**COLLECTED DATA:**
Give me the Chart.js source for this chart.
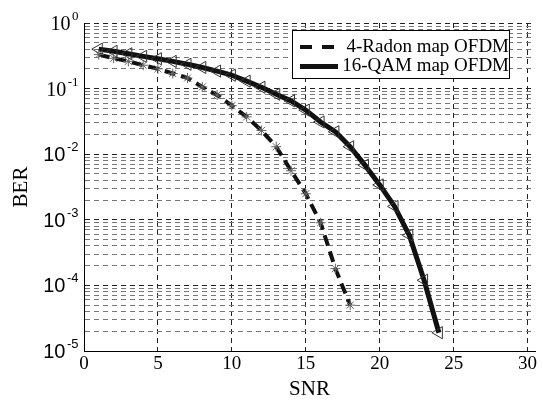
<!DOCTYPE html>
<html>
<head>
<meta charset="utf-8">
<script src="https://cdn.jsdelivr.net/npm/chart.js@4.4.0/dist/chart.umd.min.js"></script>
<style>
  html, body { margin: 0; padding: 0; background: #fff; }
  canvas { display: block; }
</style>
</head>
<body>
<canvas id="berChart" width="543" height="401"></canvas>
<script>
// BER vs SNR for the two OFDM mappings
const seriesNames = ['4-Radon map OFDM', '16-QAM map OFDM'];

const snrRadon = [1, 2, 3, 4, 5, 6, 7, 8, 9, 10, 11, 12, 13, 14, 15, 16, 17, 18];
const berRadon = [0.33, 0.29, 0.26, 0.227, 0.2, 0.17, 0.145, 0.106, 0.08, 0.055,
                  0.037, 0.023, 0.013, 0.0056, 0.0025, 9e-4, 1.8e-4, 5e-5];

const snrQam = [1, 2, 3, 4, 5, 6, 7, 8, 9, 10, 11, 12, 13, 14, 15, 16, 17, 18,
                19, 20, 21, 22, 23, 24];
const berQam = [0.4, 0.37, 0.34, 0.31, 0.285, 0.26, 0.235, 0.21, 0.185, 0.16,
                0.13, 0.105, 0.082, 0.065, 0.047, 0.031, 0.022, 0.013,
                0.0068, 0.0034, 0.0016, 5.8e-4, 1.2e-4, 1.9e-5];

const xTicks = [0, 5, 10, 15, 20, 25, 30];
const yExponents = [0, -1, -2, -3, -4, -5];
const minorSteps = [2, 3, 4, 5, 6, 7, 8, 9];

// decade ticks plus 2..9 in between, all get a grid line
const yTickList = [];
yExponents.forEach(e => {
  yTickList.push({ value: Math.pow(10, e), major: true });
  if (e < 0) {
    minorSteps.forEach(s => yTickList.push({ value: s * Math.pow(10, e), major: false }));
  }
});
yTickList.sort((a, b) => a.value - b.value);

// axis labels, y tick labels with exponents, and the boxed legend
const decorations = {
  id: 'decorations',
  afterDraw(chart) {
    const { ctx, chartArea, scales: { y } } = chart;
    ctx.save();
    ctx.fillStyle = '#000';

    yExponents.forEach(e => {
      const py = y.getPixelForValue(Math.pow(10, e));
      const family = e >= -1 ? 'Liberation Serif' : 'Liberation Sans';
      const sup = String(e);
      ctx.textAlign = 'left';
      ctx.textBaseline = 'alphabetic';
      ctx.font = '13px "' + family + '"';
      const supW = ctx.measureText(sup).width;
      ctx.fillText(sup, 78.5 - supW, py - 3);
      ctx.font = '20px "' + family + '"';
      const baseW = ctx.measureText('10').width;
      ctx.fillText('10', 78.5 - supW - 1.5 - baseW, py + 7);
    });

    ctx.font = '21px "Liberation Serif"';
    ctx.textAlign = 'center';
    ctx.textBaseline = 'alphabetic';
    ctx.fillText('SNR', (chartArea.left + chartArea.right) / 2, 395);

    ctx.save();
    ctx.translate(27, (chartArea.top + chartArea.bottom) / 2);
    ctx.rotate(-Math.PI / 2);
    ctx.fillText('BER', 0, 0);
    ctx.restore();

    // legend box
    ctx.fillStyle = '#fff';
    ctx.fillRect(292.5, 30.5, 217, 48);
    ctx.strokeStyle = '#000';
    ctx.lineWidth = 1;
    ctx.strokeRect(292.5, 30.5, 217, 48);

    ctx.strokeStyle = '#111';
    ctx.lineWidth = 4;
    ctx.setLineDash([12, 10]);
    ctx.beginPath();
    ctx.moveTo(300, 47);
    ctx.lineTo(335, 47);
    ctx.stroke();
    ctx.setLineDash([]);
    ctx.lineWidth = 5;
    ctx.beginPath();
    ctx.moveTo(300, 66.5);
    ctx.lineTo(338, 66.5);
    ctx.stroke();

    ctx.fillStyle = '#000';
    ctx.font = '19px "Liberation Serif"';
    ctx.textAlign = 'right';
    ctx.textBaseline = 'middle';
    ctx.fillText(seriesNames[0], 509, 47);
    ctx.fillText(seriesNames[1], 509, 66);
    ctx.restore();
  }
};

const ctx = document.getElementById('berChart').getContext('2d');
new Chart(ctx, {
  type: 'line',
  data: {
    datasets: [
      {
        label: seriesNames[0],
        data: snrRadon.map((s, i) => ({ x: s, y: berRadon[i] })),
        borderColor: '#111',
        borderWidth: 4,
        borderDash: [11, 6],
        borderJoinStyle: 'round',
        pointStyle: 'star',
        pointRadius: 5,
        pointBorderColor: '#666',
        pointBackgroundColor: '#666',
        pointBorderWidth: 1,
        tension: 0,
        fill: false
      },
      {
        label: seriesNames[1],
        data: snrQam.map((s, i) => ({ x: s, y: berQam[i] })),
        borderColor: '#111',
        borderWidth: 5,
        borderJoinStyle: 'round',
        pointStyle: 'triangle',
        pointRotation: -90,
        pointRadius: 7,
        pointBorderColor: '#333',
        pointBackgroundColor: 'rgba(0,0,0,0)',
        pointBorderWidth: 1,
        tension: 0,
        fill: false
      }
    ]
  },
  options: {
    responsive: false,
    animation: false,
    devicePixelRatio: 1,
    events: [],
    layout: { padding: { top: 23, right: 5, bottom: 0, left: 0 } },
    plugins: {
      legend: { display: false },
      tooltip: { enabled: false }
    },
    scales: {
      x: {
        type: 'linear',
        min: 0,
        max: 30.5,
        afterBuildTicks: axis => { axis.ticks = xTicks.map(v => ({ value: v })); },
        afterFit: axis => { axis.height = 50; },
        grid: { color: '#222', lineWidth: 1, drawTicks: false },
        border: { display: true, color: '#000', width: 1, dash: [5, 4] },
        ticks: {
          color: '#000',
          font: { family: 'Liberation Serif', size: 19 },
          padding: 2,
          maxRotation: 0,
          autoSkip: false
        }
      },
      y: {
        type: 'logarithmic',
        min: 1e-5,
        max: 1,
        afterBuildTicks: axis => { axis.ticks = yTickList.map(t => ({ value: t.value, major: t.major })); },
        afterFit: axis => { axis.width = 84; },
        grid: {
          color: c => (c.tick && c.tick.major ? '#222' : '#777'),
          lineWidth: 1,
          drawTicks: false
        },
        border: { display: true, color: '#000', width: 1, dash: [5, 4] },
        ticks: { display: false }
      }
    }
  },
  plugins: [decorations]
});
</script>
</body>
</html>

**DIRECTIONS:** Return the listing above in full and without alteration, excluding its pictures.

**WRITTEN ANSWER:**
Give me the Chart.js source for this chart.
<!DOCTYPE html>
<html>
<head>
<meta charset="utf-8">
<script src="https://cdn.jsdelivr.net/npm/chart.js@4.4.0/dist/chart.umd.min.js"></script>
<style>
  html, body { margin: 0; padding: 0; background: #fff; }
  canvas { display: block; }
</style>
</head>
<body>
<canvas id="berChart" width="543" height="401"></canvas>
<script>
// BER vs SNR for the two OFDM mappings
const seriesNames = ['4-Radon map OFDM', '16-QAM map OFDM'];

const snrRadon = [1, 2, 3, 4, 5, 6, 7, 8, 9, 10, 11, 12, 13, 14, 15, 16, 17, 18];
const berRadon = [0.33, 0.29, 0.26, 0.227, 0.2, 0.17, 0.145, 0.106, 0.08, 0.055,
                  0.037, 0.023, 0.013, 0.0056, 0.0025, 9e-4, 1.8e-4, 5e-5];

const snrQam = [1, 2, 3, 4, 5, 6, 7, 8, 9, 10, 11, 12, 13, 14, 15, 16, 17, 18,
                19, 20, 21, 22, 23, 24];
const berQam = [0.4, 0.37, 0.34, 0.31, 0.285, 0.26, 0.235, 0.21, 0.185, 0.16,
                0.13, 0.105, 0.082, 0.065, 0.047, 0.031, 0.022, 0.013,
                0.0068, 0.0034, 0.0016, 5.8e-4, 1.2e-4, 1.9e-5];

const xTicks = [0, 5, 10, 15, 20, 25, 30];
const yExponents = [0, -1, -2, -3, -4, -5];
const minorSteps = [2, 3, 4, 5, 6, 7, 8, 9];

// decade ticks plus 2..9 in between, all get a grid line
const yTickList = [];
yExponents.forEach(e => {
  yTickList.push({ value: Math.pow(10, e), major: true });
  if (e < 0) {
    minorSteps.forEach(s => yTickList.push({ value: s * Math.pow(10, e), major: false }));
  }
});
yTickList.sort((a, b) => a.value - b.value);

// axis labels, y tick labels with exponents, and the boxed legend
const decorations = {
  id: 'decorations',
  afterDraw(chart) {
    const { ctx, chartArea, scales: { y } } = chart;
    ctx.save();
    ctx.fillStyle = '#000';

    yExponents.forEach(e => {
      const py = y.getPixelForValue(Math.pow(10, e));
      const family = e >= -1 ? 'Liberation Serif' : 'Liberation Sans';
      const sup = String(e);
      ctx.textAlign = 'left';
      ctx.textBaseline = 'alphabetic';
      ctx.font = '13px "' + family + '"';
      const supW = ctx.measureText(sup).width;
      ctx.fillText(sup, 78.5 - supW, py - 3);
      ctx.font = '20px "' + family + '"';
      const baseW = ctx.measureText('10').width;
      ctx.fillText('10', 78.5 - supW - 1.5 - baseW, py + 7);
    });

    ctx.font = '21px "Liberation Serif"';
    ctx.textAlign = 'center';
    ctx.textBaseline = 'alphabetic';
    ctx.fillText('SNR', (chartArea.left + chartArea.right) / 2, 395);

    ctx.save();
    ctx.translate(27, (chartArea.top + chartArea.bottom) / 2);
    ctx.rotate(-Math.PI / 2);
    ctx.fillText('BER', 0, 0);
    ctx.restore();

    // legend box
    ctx.fillStyle = '#fff';
    ctx.fillRect(292.5, 30.5, 217, 48);
    ctx.strokeStyle = '#000';
    ctx.lineWidth = 1;
    ctx.strokeRect(292.5, 30.5, 217, 48);

    ctx.strokeStyle = '#111';
    ctx.lineWidth = 4;
    ctx.setLineDash([12, 10]);
    ctx.beginPath();
    ctx.moveTo(300, 47);
    ctx.lineTo(335, 47);
    ctx.stroke();
    ctx.setLineDash([]);
    ctx.lineWidth = 5;
    ctx.beginPath();
    ctx.moveTo(300, 66.5);
    ctx.lineTo(338, 66.5);
    ctx.stroke();

    ctx.fillStyle = '#000';
    ctx.font = '19px "Liberation Serif"';
    ctx.textAlign = 'right';
    ctx.textBaseline = 'middle';
    ctx.fillText(seriesNames[0], 509, 47);
    ctx.fillText(seriesNames[1], 509, 66);
    ctx.restore();
  }
};

const ctx = document.getElementById('berChart').getContext('2d');
new Chart(ctx, {
  type: 'line',
  data: {
    datasets: [
      {
        label: seriesNames[0],
        data: snrRadon.map((s, i) => ({ x: s, y: berRadon[i] })),
        borderColor: '#111',
        borderWidth: 4,
        borderDash: [11, 6],
        borderJoinStyle: 'round',
        pointStyle: 'star',
        pointRadius: 5,
        pointBorderColor: '#666',
        pointBackgroundColor: '#666',
        pointBorderWidth: 1,
        tension: 0,
        fill: false
      },
      {
        label: seriesNames[1],
        data: snrQam.map((s, i) => ({ x: s, y: berQam[i] })),
        borderColor: '#111',
        borderWidth: 5,
        borderJoinStyle: 'round',
        pointStyle: 'triangle',
        pointRotation: -90,
        pointRadius: 7,
        pointBorderColor: '#333',
        pointBackgroundColor: 'rgba(0,0,0,0)',
        pointBorderWidth: 1,
        tension: 0,
        fill: false
      }
    ]
  },
  options: {
    responsive: false,
    animation: false,
    devicePixelRatio: 1,
    events: [],
    layout: { padding: { top: 23, right: 5, bottom: 0, left: 0 } },
    plugins: {
      legend: { display: false },
      tooltip: { enabled: false }
    },
    scales: {
      x: {
        type: 'linear',
        min: 0,
        max: 30.5,
        afterBuildTicks: axis => { axis.ticks = xTicks.map(v => ({ value: v })); },
        afterFit: axis => { axis.height = 50; },
        grid: { color: '#222', lineWidth: 1, drawTicks: false },
        border: { display: true, color: '#000', width: 1, dash: [5, 4] },
        ticks: {
          color: '#000',
          font: { family: 'Liberation Serif', size: 19 },
          padding: 2,
          maxRotation: 0,
          autoSkip: false
        }
      },
      y: {
        type: 'logarithmic',
        min: 1e-5,
        max: 1,
        afterBuildTicks: axis => { axis.ticks = yTickList.map(t => ({ value: t.value, major: t.major })); },
        afterFit: axis => { axis.width = 84; },
        grid: {
          color: c => (c.tick && c.tick.major ? '#222' : '#777'),
          lineWidth: 1,
          drawTicks: false
        },
        border: { display: true, color: '#000', width: 1, dash: [5, 4] },
        ticks: { display: false }
      }
    }
  },
  plugins: [decorations]
});
</script>
</body>
</html>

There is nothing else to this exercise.